Return, unaltered, every line from the beginning of the material below up to and including the one with "15, 15, 15];".

Supplied information:
-------------------------
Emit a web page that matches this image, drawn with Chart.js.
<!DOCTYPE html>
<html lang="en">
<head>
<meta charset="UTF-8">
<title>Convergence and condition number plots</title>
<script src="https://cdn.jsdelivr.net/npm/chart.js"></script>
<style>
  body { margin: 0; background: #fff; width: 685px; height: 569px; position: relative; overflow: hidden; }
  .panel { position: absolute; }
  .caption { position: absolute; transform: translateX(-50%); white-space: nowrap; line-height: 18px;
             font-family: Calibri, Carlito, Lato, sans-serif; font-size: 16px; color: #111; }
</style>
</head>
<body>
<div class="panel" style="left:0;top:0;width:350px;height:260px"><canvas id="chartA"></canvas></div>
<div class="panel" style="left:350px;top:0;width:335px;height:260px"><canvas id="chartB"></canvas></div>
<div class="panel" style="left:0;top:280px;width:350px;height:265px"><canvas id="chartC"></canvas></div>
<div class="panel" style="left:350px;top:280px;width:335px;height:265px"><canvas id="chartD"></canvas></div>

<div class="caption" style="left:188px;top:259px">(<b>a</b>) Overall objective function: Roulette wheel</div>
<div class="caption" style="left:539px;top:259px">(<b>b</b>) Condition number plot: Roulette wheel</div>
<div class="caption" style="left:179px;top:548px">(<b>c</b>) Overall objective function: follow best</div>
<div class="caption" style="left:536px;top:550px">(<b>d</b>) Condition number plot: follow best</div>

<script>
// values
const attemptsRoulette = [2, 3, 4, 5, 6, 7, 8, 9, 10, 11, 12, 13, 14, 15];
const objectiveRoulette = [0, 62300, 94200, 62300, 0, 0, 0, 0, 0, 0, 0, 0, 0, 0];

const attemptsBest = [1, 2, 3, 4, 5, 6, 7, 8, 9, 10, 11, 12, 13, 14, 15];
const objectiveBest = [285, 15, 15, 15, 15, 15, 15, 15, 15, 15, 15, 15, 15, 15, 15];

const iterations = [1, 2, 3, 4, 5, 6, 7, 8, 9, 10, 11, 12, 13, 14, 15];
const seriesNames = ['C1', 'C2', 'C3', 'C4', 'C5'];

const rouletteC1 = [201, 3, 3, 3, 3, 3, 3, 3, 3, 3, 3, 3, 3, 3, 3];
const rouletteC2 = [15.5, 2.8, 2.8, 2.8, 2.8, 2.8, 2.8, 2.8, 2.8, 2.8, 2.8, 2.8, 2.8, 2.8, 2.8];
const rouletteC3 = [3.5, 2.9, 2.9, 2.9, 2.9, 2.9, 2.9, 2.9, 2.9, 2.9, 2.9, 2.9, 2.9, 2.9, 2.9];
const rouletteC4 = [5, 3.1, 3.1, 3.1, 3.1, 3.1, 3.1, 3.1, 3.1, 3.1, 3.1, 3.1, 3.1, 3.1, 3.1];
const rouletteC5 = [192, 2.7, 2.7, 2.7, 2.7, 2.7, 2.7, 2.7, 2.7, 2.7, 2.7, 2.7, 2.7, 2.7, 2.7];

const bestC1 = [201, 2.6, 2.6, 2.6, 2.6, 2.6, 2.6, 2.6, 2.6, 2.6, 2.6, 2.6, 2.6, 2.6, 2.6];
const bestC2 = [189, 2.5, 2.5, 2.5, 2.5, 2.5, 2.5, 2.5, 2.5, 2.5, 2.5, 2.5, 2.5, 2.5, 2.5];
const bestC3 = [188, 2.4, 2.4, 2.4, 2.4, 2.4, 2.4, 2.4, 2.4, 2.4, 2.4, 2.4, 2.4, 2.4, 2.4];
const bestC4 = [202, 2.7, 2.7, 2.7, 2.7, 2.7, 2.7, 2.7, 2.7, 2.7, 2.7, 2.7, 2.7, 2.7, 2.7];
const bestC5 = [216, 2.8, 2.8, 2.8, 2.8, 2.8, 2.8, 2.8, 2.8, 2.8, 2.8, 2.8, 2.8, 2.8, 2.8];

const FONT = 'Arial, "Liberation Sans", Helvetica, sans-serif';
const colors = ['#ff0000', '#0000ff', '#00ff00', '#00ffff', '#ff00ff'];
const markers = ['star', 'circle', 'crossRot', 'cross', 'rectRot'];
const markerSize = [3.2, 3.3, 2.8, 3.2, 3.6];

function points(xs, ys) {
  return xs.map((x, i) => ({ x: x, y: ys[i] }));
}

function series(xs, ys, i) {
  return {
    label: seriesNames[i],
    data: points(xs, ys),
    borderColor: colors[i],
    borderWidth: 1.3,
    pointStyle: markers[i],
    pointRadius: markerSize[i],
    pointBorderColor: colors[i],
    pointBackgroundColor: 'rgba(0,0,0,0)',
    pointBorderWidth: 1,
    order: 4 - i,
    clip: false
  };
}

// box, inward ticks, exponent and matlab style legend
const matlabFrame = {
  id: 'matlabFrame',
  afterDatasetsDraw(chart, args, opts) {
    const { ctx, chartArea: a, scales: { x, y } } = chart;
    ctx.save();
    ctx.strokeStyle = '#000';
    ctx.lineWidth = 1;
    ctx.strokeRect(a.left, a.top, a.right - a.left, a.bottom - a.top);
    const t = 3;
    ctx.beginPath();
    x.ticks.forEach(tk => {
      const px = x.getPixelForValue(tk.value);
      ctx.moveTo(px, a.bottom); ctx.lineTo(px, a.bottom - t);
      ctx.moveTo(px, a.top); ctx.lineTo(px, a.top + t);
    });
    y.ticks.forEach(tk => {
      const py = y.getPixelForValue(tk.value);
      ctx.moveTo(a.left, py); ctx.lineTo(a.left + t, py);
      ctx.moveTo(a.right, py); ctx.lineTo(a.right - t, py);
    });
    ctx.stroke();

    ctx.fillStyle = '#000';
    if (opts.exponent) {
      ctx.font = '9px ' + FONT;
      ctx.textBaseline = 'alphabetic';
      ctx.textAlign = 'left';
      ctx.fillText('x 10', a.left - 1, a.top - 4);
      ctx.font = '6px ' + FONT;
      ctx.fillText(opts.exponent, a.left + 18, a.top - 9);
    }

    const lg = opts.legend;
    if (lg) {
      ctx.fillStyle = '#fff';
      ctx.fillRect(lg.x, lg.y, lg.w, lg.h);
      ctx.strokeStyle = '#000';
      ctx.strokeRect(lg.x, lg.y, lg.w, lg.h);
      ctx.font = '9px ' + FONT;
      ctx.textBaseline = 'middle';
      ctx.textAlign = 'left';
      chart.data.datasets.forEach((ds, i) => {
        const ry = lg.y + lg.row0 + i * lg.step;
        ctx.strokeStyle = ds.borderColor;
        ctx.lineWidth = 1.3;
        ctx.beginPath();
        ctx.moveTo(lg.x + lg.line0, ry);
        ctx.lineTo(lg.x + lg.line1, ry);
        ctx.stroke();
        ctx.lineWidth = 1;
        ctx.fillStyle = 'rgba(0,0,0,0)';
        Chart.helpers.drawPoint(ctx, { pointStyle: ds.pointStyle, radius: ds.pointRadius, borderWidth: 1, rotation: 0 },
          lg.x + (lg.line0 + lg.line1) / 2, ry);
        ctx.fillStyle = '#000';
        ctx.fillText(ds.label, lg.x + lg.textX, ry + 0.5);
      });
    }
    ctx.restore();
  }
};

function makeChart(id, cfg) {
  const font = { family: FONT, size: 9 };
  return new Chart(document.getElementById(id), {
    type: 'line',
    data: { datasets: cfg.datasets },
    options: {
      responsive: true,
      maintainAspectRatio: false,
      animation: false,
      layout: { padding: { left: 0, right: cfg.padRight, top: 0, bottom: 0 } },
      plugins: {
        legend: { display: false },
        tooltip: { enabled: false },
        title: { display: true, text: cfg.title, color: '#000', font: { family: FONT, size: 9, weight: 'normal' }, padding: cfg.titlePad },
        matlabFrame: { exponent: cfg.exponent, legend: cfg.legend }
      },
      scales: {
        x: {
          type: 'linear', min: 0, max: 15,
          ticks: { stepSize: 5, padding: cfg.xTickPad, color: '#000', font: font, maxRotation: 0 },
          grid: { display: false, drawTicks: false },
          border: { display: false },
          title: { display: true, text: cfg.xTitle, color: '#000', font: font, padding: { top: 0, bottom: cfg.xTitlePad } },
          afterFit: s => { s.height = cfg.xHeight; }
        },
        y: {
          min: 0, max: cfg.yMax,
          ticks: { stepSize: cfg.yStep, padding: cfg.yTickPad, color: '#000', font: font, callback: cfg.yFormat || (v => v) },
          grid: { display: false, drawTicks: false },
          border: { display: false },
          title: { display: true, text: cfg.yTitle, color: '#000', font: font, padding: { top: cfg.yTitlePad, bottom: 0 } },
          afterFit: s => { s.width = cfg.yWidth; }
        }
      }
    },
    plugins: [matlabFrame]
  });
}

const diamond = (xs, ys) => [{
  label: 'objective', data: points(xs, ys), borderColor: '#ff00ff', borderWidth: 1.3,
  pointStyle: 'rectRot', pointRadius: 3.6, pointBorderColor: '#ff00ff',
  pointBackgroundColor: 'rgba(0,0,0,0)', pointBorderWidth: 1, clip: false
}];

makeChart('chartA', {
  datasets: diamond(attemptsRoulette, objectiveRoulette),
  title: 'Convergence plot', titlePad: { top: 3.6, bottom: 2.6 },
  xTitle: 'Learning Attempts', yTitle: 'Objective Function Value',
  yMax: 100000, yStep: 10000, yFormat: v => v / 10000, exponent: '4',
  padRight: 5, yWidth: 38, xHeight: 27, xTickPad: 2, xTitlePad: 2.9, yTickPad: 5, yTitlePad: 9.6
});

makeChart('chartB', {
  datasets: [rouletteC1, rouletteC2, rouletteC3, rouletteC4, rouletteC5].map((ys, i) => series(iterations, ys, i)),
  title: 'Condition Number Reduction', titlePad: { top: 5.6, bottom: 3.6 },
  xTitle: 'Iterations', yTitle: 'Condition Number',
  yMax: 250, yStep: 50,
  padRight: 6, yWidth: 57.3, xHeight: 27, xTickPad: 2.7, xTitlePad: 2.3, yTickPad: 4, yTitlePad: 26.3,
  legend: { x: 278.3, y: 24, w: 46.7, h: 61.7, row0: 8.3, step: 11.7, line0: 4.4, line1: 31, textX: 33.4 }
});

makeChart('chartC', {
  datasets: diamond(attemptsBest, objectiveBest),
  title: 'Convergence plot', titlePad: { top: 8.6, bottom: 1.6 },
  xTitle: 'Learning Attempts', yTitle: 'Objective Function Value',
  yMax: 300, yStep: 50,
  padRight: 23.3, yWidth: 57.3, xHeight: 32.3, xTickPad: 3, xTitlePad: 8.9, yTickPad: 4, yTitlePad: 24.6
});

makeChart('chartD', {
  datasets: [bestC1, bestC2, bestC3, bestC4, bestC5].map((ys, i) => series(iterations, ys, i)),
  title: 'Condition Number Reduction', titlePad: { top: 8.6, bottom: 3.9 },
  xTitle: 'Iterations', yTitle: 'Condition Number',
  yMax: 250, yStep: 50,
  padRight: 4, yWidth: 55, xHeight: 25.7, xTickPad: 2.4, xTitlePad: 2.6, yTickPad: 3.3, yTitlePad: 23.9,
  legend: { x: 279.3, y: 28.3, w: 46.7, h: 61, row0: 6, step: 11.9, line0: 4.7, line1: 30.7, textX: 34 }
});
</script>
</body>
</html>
-------------------------
The solution:
Emit a web page that matches this image, drawn with Chart.js.
<!DOCTYPE html>
<html lang="en">
<head>
<meta charset="UTF-8">
<title>Convergence and condition number plots</title>
<script src="https://cdn.jsdelivr.net/npm/chart.js"></script>
<style>
  body { margin: 0; background: #fff; width: 685px; height: 569px; position: relative; overflow: hidden; }
  .panel { position: absolute; }
  .caption { position: absolute; transform: translateX(-50%); white-space: nowrap; line-height: 18px;
             font-family: Calibri, Carlito, Lato, sans-serif; font-size: 16px; color: #111; }
</style>
</head>
<body>
<div class="panel" style="left:0;top:0;width:350px;height:260px"><canvas id="chartA"></canvas></div>
<div class="panel" style="left:350px;top:0;width:335px;height:260px"><canvas id="chartB"></canvas></div>
<div class="panel" style="left:0;top:280px;width:350px;height:265px"><canvas id="chartC"></canvas></div>
<div class="panel" style="left:350px;top:280px;width:335px;height:265px"><canvas id="chartD"></canvas></div>

<div class="caption" style="left:188px;top:259px">(<b>a</b>) Overall objective function: Roulette wheel</div>
<div class="caption" style="left:539px;top:259px">(<b>b</b>) Condition number plot: Roulette wheel</div>
<div class="caption" style="left:179px;top:548px">(<b>c</b>) Overall objective function: follow best</div>
<div class="caption" style="left:536px;top:550px">(<b>d</b>) Condition number plot: follow best</div>

<script>
// values
const attemptsRoulette = [2, 3, 4, 5, 6, 7, 8, 9, 10, 11, 12, 13, 14, 15];
const objectiveRoulette = [0, 62300, 94200, 62300, 0, 0, 0, 0, 0, 0, 0, 0, 0, 0];

const attemptsBest = [1, 2, 3, 4, 5, 6, 7, 8, 9, 10, 11, 12, 13, 14, 15];
const objectiveBest = [285, 15, 15, 15, 15, 15, 15, 15, 15, 15, 15, 15, 15, 15, 15];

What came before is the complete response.